WRITTEN EXERCISE
Reproduce nothing except the lines between the line with "Rebuild this chart" and the line with "import * as", both ends included, and please leave out pictures.

ENTRIES SUPPLIED
§
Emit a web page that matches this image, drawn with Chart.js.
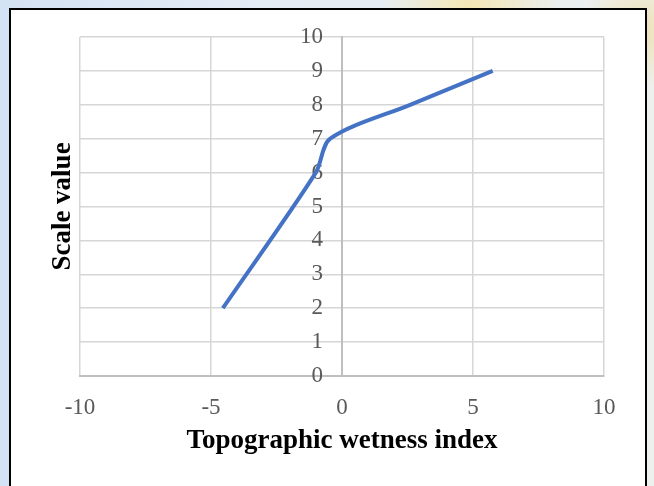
<!DOCTYPE html>
<html>
<head>
<meta charset="utf-8">
<script src="https://cdn.jsdelivr.net/npm/chart.js@4.4.1/dist/chart.umd.min.js"></script>
<style>
  html, body { margin: 0; padding: 0; width: 654px; height: 486px; overflow: hidden; }
  body {
    background:
      radial-gradient(circle at 470px 10px, #f4e7b4 0, rgba(244,231,180,0) 90px),
      radial-gradient(circle at 640px 30px, #efe1b8 0, rgba(239,225,184,0) 60px),
      linear-gradient(90deg, #d3e2f4 0%, #e4ecf6 40%, #eef0ee 100%);
  }
  #box { position: absolute; left: 9px; top: 8px; width: 634px; height: 490px; border: 2px solid #000; background: #fff; }
  #wrap { position: absolute; left: 0; top: 0; width: 654px; height: 486px; }
</style>
</head>
<body>
<div id="box"></div>
<div id="wrap"><canvas id="myChart"></canvas></div>
<script>
// values
const twi = [-4.55, -1.0, -0.45, 2.6, 5.75];
const scaleValue = [2, 6, 7, 8, 9];
const xTicks = [-10, -5, 0, 5, 10];
const yTicks = [0, 1, 2, 3, 4, 5, 6, 7, 8, 9, 10];

const serif = "'Liberation Serif', 'Times New Roman', serif";

new Chart(document.getElementById("myChart"), {
  type: "line",
  data: {
    datasets: [
      {
        label: "Scale value",
        data: twi.map((x, i) => ({ x: x, y: scaleValue[i] })),
        borderColor: "#4472c4",
        borderWidth: 4,
        pointRadius: 0,
        tension: 0.3,
        fill: false
      }
    ]
  },
  options: {
    responsive: true,
    maintainAspectRatio: false,
    animation: false,
    layout: { padding: { top: 37, right: 50, bottom: 0, left: 0 } },
    plugins: { legend: { display: false }, tooltip: { enabled: false } },
    scales: {
      x: {
        type: "linear",
        position: "bottom",
        min: -10,
        max: 10,
        afterBuildTicks: (s) => { s.ticks = xTicks.map((v) => ({ value: v })); },
        afterFit: (s) => { s.height = 110; },
        grid: { color: "#d6d6d6", lineWidth: 1.5, drawTicks: false },
        border: { color: "#bfbfbf", width: 2 },
        ticks: { color: "#595959", padding: 18, font: { family: serif, size: 23 } },
        title: {
          display: true,
          text: "Topographic wetness index",
          color: "#000",
          font: { family: serif, size: 27, weight: "bold" },
          padding: { top: 0, bottom: 29 }
        }
      },
      y: {
        // x range is symmetric, so the centre of the plot is x = 0
        type: "linear",
        position: "center",
        min: 0,
        max: 10,
        afterBuildTicks: (s) => { s.ticks = yTicks.map((v) => ({ value: v })); },
        afterFit: (s) => { s.width = 0; },
        grid: { color: "#d6d6d6", lineWidth: 1.5, drawTicks: false },
        border: { color: "#bfbfbf", width: 2 },
        ticks: { color: "#595959", padding: 19, font: { family: serif, size: 23 } }
      },
      yTitle: {
        type: "linear",
        position: "left",
        min: 0,
        max: 10,
        afterFit: (s) => { s.width = 80; },
        grid: { display: false },
        border: { display: false },
        ticks: { display: false },
        title: {
          display: true,
          text: "Scale value",
          color: "#000",
          font: { family: serif, size: 27, weight: "bold" },
          padding: { top: 47, bottom: 0 }
        }
      }
    }
  }
});
</script>
</body>
</html>
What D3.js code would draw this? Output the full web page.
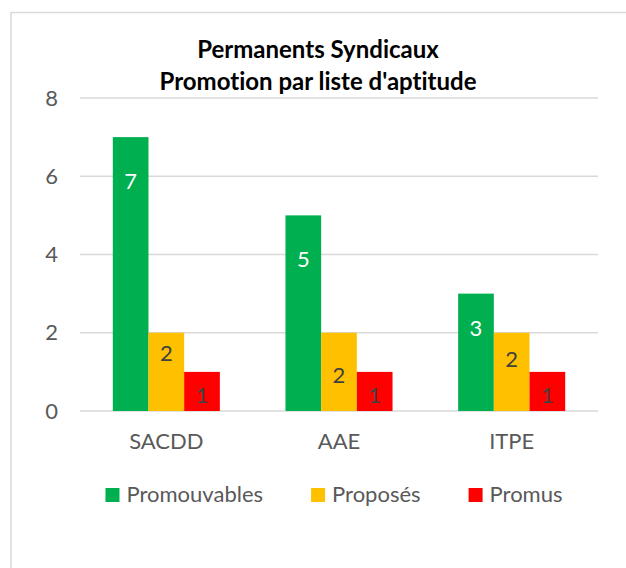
<!DOCTYPE html>
<html><head><meta charset="utf-8">
<script src="https://cdn.jsdelivr.net/npm/d3@7"></script>
<style>html,body{margin:0;padding:0;background:#fff;}svg{display:block;}text{font-variant-ligatures:none;font-feature-settings:"liga" 0;}</style>
</head><body>
<svg id="chart" width="626" height="568"></svg>
<script>
const categories = ["SACDD", "AAE", "ITPE"];
const seriesNames = ["Promouvables", "Proposés", "Promus"];
const promouvables = [7, 5, 3];
const proposes = [2, 2, 2];
const promus = [1, 1, 1];
const yTicks = [0, 2, 4, 6, 8];
const titleLines = ["Permanents Syndicaux", "Promotion par liste d'aptitude"];

const seriesValues = [promouvables, proposes, promus];
const colors = ["#00B050", "#FFC000", "#FF0000"];
const labelColors = ["#FFFFFF", "#404040", "#404040"];
// label anchor heights (value units) as placed in the reference
const labelAnchor = [[5.88, 3.87, 2.12], [1.48, 0.92, 1.33], [0.41, 0.41, 0.41]];

const svg = d3.select("#chart");
const FONT = "Lato, 'Open Sans', sans-serif";

svg.append("rect").attr("x", 11).attr("y", 12.5).attr("width", 800).attr("height", 800)
  .attr("fill", "#fff").attr("stroke", "#d9d9d9").attr("stroke-width", 1.5);

const x = d3.scaleBand().domain(categories).range([80, 598]).paddingInner(0).paddingOuter(0);
const inner = d3.scaleBand().domain(seriesNames).range([0, x.bandwidth() * 0.62]);
const groupOffset = (x.bandwidth() - x.bandwidth() * 0.62) / 2;
const y = d3.scaleLinear().domain([0, 8]).range([411, 98]);

// gridlines
svg.append("g").selectAll("line").data(yTicks).join("line")
  .attr("x1", 80).attr("x2", 598)
  .attr("y1", d => y(d)).attr("y2", d => y(d))
  .attr("stroke", "#d9d9d9").attr("stroke-width", 1.6);

// y axis labels
const yAxis = d3.axisLeft(y).tickValues(yTicks).tickSize(0).tickPadding(0);
const gy = svg.append("g").attr("transform", "translate(58,0)").call(yAxis);
gy.select(".domain").remove();
gy.selectAll("text").attr("font-family", FONT).attr("font-size", 22).attr("fill", "#595959");

// x axis labels
const xAxis = d3.axisBottom(x).tickSize(0).tickPadding(0);
const gx = svg.append("g").attr("transform", "translate(0,433)").call(xAxis);
gx.select(".domain").remove();
gx.selectAll("text").attr("font-family", FONT).attr("font-size", 22).attr("fill", "#595959");

// bars
seriesNames.forEach((s, si) => {
  const g = svg.append("g");
  g.selectAll("rect").data(categories).join("rect")
    .attr("x", c => x(c) + groupOffset + inner(s))
    .attr("width", inner.bandwidth())
    .attr("y", (c, i) => y(seriesValues[si][i]))
    .attr("height", (c, i) => y(0) - y(seriesValues[si][i]))
    .attr("fill", colors[si]);
  g.selectAll("text").data(categories).join("text")
    .attr("x", c => x(c) + groupOffset + inner(s) + inner.bandwidth() / 2)
    .attr("y", (c, i) => y(labelAnchor[si][i]))
    .attr("dy", "0.35em")
    .attr("text-anchor", "middle")
    .attr("font-family", FONT).attr("font-size", 22)
    .attr("fill", labelColors[si])
    .text((c, i) => seriesValues[si][i]);
});

// title
svg.append("g").selectAll("text").data(titleLines).join("text")
  .attr("x", 318).attr("y", (d, i) => 58 + i * 32)
  .attr("text-anchor", "middle")
  .attr("font-family", FONT).attr("font-size", 24).attr("font-weight", "bold")
  .attr("fill", "#000").text(d => d);

// legend
const legend = svg.append("g");
const items = legend.selectAll("g").data(seriesNames).join("g");
items.append("rect").attr("width", 14).attr("height", 14).attr("y", -14)
  .attr("fill", (d, i) => colors[i]);
items.append("text").attr("x", 21).attr("font-family", FONT).attr("font-size", 22)
  .attr("fill", "#595959").text(d => d);
const widths = [];
items.each(function () { widths.push(21 + this.querySelector("text").getComputedTextLength()); });
const gap = 48;
const total = d3.sum(widths) + gap * (widths.length - 1);
const startX = 334 - total / 2;
items.attr("transform", (d, i) => {
  const tx = startX + d3.sum(widths.slice(0, i)) + gap * i;
  return `translate(${tx},502)`;
});
</script>
</body></html>
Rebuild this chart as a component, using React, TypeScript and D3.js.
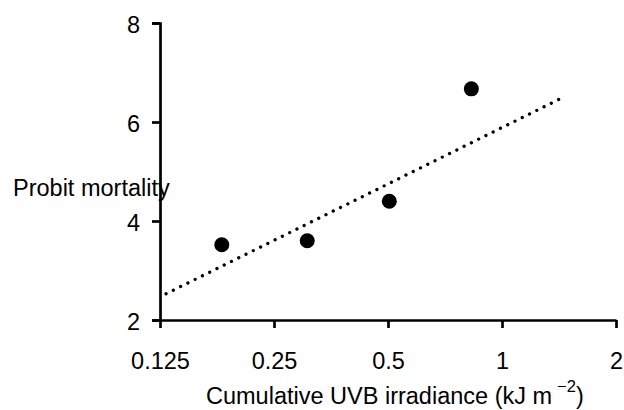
import React, { useEffect, useRef } from "react";
import * as d3 from "d3";

const xValues = [0.182, 0.306, 0.504, 0.83];
const yValues = [3.52, 3.6, 4.4, 6.67];
const trendX = [0.1297, 1.474];
const trendY = [2.53, 6.525];
const xTicks = [0.125, 0.25, 0.5, 1, 2];
const xTickLabels = ["0.125", "0.25", "0.5", "1", "2"];
const yTicks = [2, 4, 6, 8];

const W = 624;
const H = 410;
const FONT = "Arial, 'Liberation Sans', sans-serif";
const FS = "23.5px";

export default function App() {
  const ref = useRef<SVGSVGElement | null>(null);

  useEffect(() => {
    const svg = d3.select(ref.current);
    svg.selectAll("*").remove();

    const x = d3.scaleLog().base(2).domain([0.125, 2]).range([160, 616]);
    const y = d3.scaleLinear().domain([2, 8]).range([320, 23]);

    const yAxis = d3
      .axisLeft(y)
      .tickValues(yTicks)
      .tickFormat((d) => String(d))
      .tickSize(8)
      .tickSizeOuter(8)
      .tickPadding(12);
    const gy = svg.append("g").attr("transform", `translate(160,0)`).call(yAxis);

    const xAxis = d3
      .axisBottom(x)
      .tickValues(xTicks)
      .tickFormat((d, i) => xTickLabels[i])
      .tickSize(8)
      .tickSizeOuter(0)
      .tickPadding(10);
    const gx = svg.append("g").attr("transform", `translate(0,320)`).call(xAxis);

    [gx, gy].forEach((g) => {
      g.selectAll("path.domain").attr("stroke", "#000").attr("stroke-width", 2.7);
      g.selectAll(".tick line").attr("stroke", "#000").attr("stroke-width", 2.7);
      g.selectAll(".tick text")
        .attr("fill", "#000")
        .style("font-family", FONT)
        .style("font-size", FS);
    });
    gx.selectAll(".tick text").attr("y", 49).attr("dy", 0);
    gy.selectAll(".tick text").attr("dy", "0.4em");

    const line = d3
      .line<number>()
      .x((d, i) => x(trendX[i]))
      .y((d) => y(d));
    svg
      .append("path")
      .attr("d", line(trendY))
      .attr("fill", "none")
      .attr("stroke", "#000")
      .attr("stroke-width", 3.3)
      .attr("stroke-linecap", "round")
      .attr("stroke-dasharray", "0.01 8.1");

    svg
      .append("g")
      .selectAll("circle")
      .data(xValues)
      .join("circle")
      .attr("cx", (d) => x(d))
      .attr("cy", (d, i) => y(yValues[i]))
      .attr("r", 7.5)
      .attr("fill", "#000");

    svg
      .append("text")
      .attr("x", 13)
      .attr("y", 196)
      .style("font-family", FONT)
      .style("font-size", FS)
      .attr("fill", "#000")
      .text("Probit mortality");

    const t = svg
      .append("text")
      .attr("x", 206)
      .attr("y", 404)
      .style("font-family", FONT)
      .style("font-size", FS)
      .attr("fill", "#000");
    t.append("tspan").text("Cumulative UVB irradiance (kJ m");
    t.append("tspan").attr("dx", 5).attr("dy", -12).style("font-size", "16.5px").text("\u22122");
    t.append("tspan").attr("dy", 12).text(")");
  }, []);

  return (
    <svg
      ref={ref}
      width={W}
      height={H}
      style={{ position: "absolute", left: 0, top: 0, background: "#fff" }}
    />
  );
}
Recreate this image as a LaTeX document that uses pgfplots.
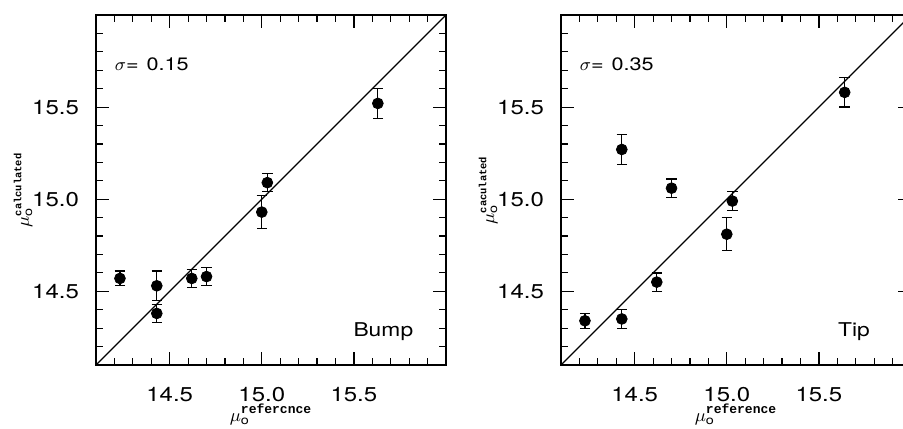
\documentclass[border=0pt]{standalone}
\usepackage{pgfplots}
\pgfplotsset{compat=1.18}
\usepackage{fontspec}
\setmainfont{TeX Gyre Heros}[FakeStretch=1.2]
\newfontfamily\supfont{Liberation Mono}

\pgfplotstableread{
x     y     e
14.23 14.57 0.04
14.43 14.53 0.08
14.43 14.38 0.05
14.62 14.57 0.05
14.70 14.58 0.05
15.00 14.93 0.09
15.03 15.09 0.05
15.63 15.52 0.08
}\bump
\pgfplotstableread{
x     y     e
14.23 14.34 0.04
14.43 14.35 0.05
14.43 15.27 0.08
14.62 14.55 0.05
14.70 15.06 0.05
15.00 14.81 0.09
15.03 14.99 0.05
15.64 15.58 0.08
}\tip

\newcommand{\mulabel}[2]{$\mu_{\mbox{\fontsize{6}{7}\selectfont o}}^{\mbox{\supfont\bfseries\fontsize{#2}{#2}\selectfont #1}}$}

\pgfplotsset{
  panel/.style={
    scale only axis, width=175pt, height=175pt, anchor=south west,
    xmin=14.1, xmax=16, ymin=14.1, ymax=16,
    xtick={14.5,15,15.5}, xticklabels={14.5,15.0,15.5},
    ytick={14.5,15,15.5}, yticklabels={14.5,15.0,15.5},
    minor xtick={14.2,14.3,14.4,14.6,14.7,14.8,14.9,15.1,15.2,15.3,15.4,15.6,15.7,15.8,15.9},
    minor ytick={14.2,14.3,14.4,14.6,14.7,14.8,14.9,15.1,15.2,15.3,15.4,15.6,15.7,15.8,15.9},
    major tick length=6.5pt, minor tick length=3.5pt,
    tick style={black, line width=0.6pt},
    axis line style={line width=0.75pt},
    tick label style={font=\fontsize{10}{11}\selectfont},
    xticklabel style={yshift=-7.5pt},
    yticklabel style={xshift=-5pt},
    label style={font=\fontsize{9.5}{10}\selectfont},
    xlabel style={yshift=5.5pt},
    ylabel style={yshift=-7pt},
    clip=false,
  },
  pts/.style={only marks, mark=*, mark size=2.7pt, black,
    error bars/.cd, y dir=both, y explicit,
    error bar style={line width=0.65pt, black},
    error mark options={rotate=90, line width=0.65pt, mark size=2.6pt, black}},
}

\begin{document}
\begin{tikzpicture}
\path[use as bounding box] (0,0) rectangle (451.5pt,214pt);

\begin{axis}[panel, at={(48pt,31.5pt)},
  xlabel={\mulabel{refercnce}{6.5}},
  ylabel={\mulabel{calculated}{5.2}}]
\addplot[black, line width=0.65pt] coordinates {(14.1,14.1) (16,16)};
\addplot[pts] table[x=x, y=y, y error=e] {\bump};
\node[anchor=west, inner sep=0pt, font=\fontsize{9}{10}\selectfont] at (axis cs:14.2,15.73) {$\sigma$=\hspace{4pt}0.15};
\node[font=\fontsize{9.5}{10}\selectfont] at (axis cs:15.66,14.28) {Bump};
\end{axis}

\begin{axis}[panel, at={(280.5pt,31.5pt)},
  xlabel={\mulabel{reference}{6.5}},
  ylabel={\mulabel{caculated}{5.2}}]
\addplot[black, line width=0.65pt] coordinates {(14.1,14.1) (16,16)};
\addplot[pts] table[x=x, y=y, y error=e] {\tip};
\node[anchor=west, inner sep=0pt, font=\fontsize{9}{10}\selectfont] at (axis cs:14.2,15.73) {$\sigma$=\hspace{4pt}0.35};
\node[font=\fontsize{9.5}{10}\selectfont] at (axis cs:15.69,14.28) {Tip};
\end{axis}
\end{tikzpicture}
\end{document}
§
COMPLETED EXERCISE
Rebuild this chart as a component, using React, TypeScript and D3.js.
import React, { useEffect, useRef } from "react";
import * as d3 from "d3";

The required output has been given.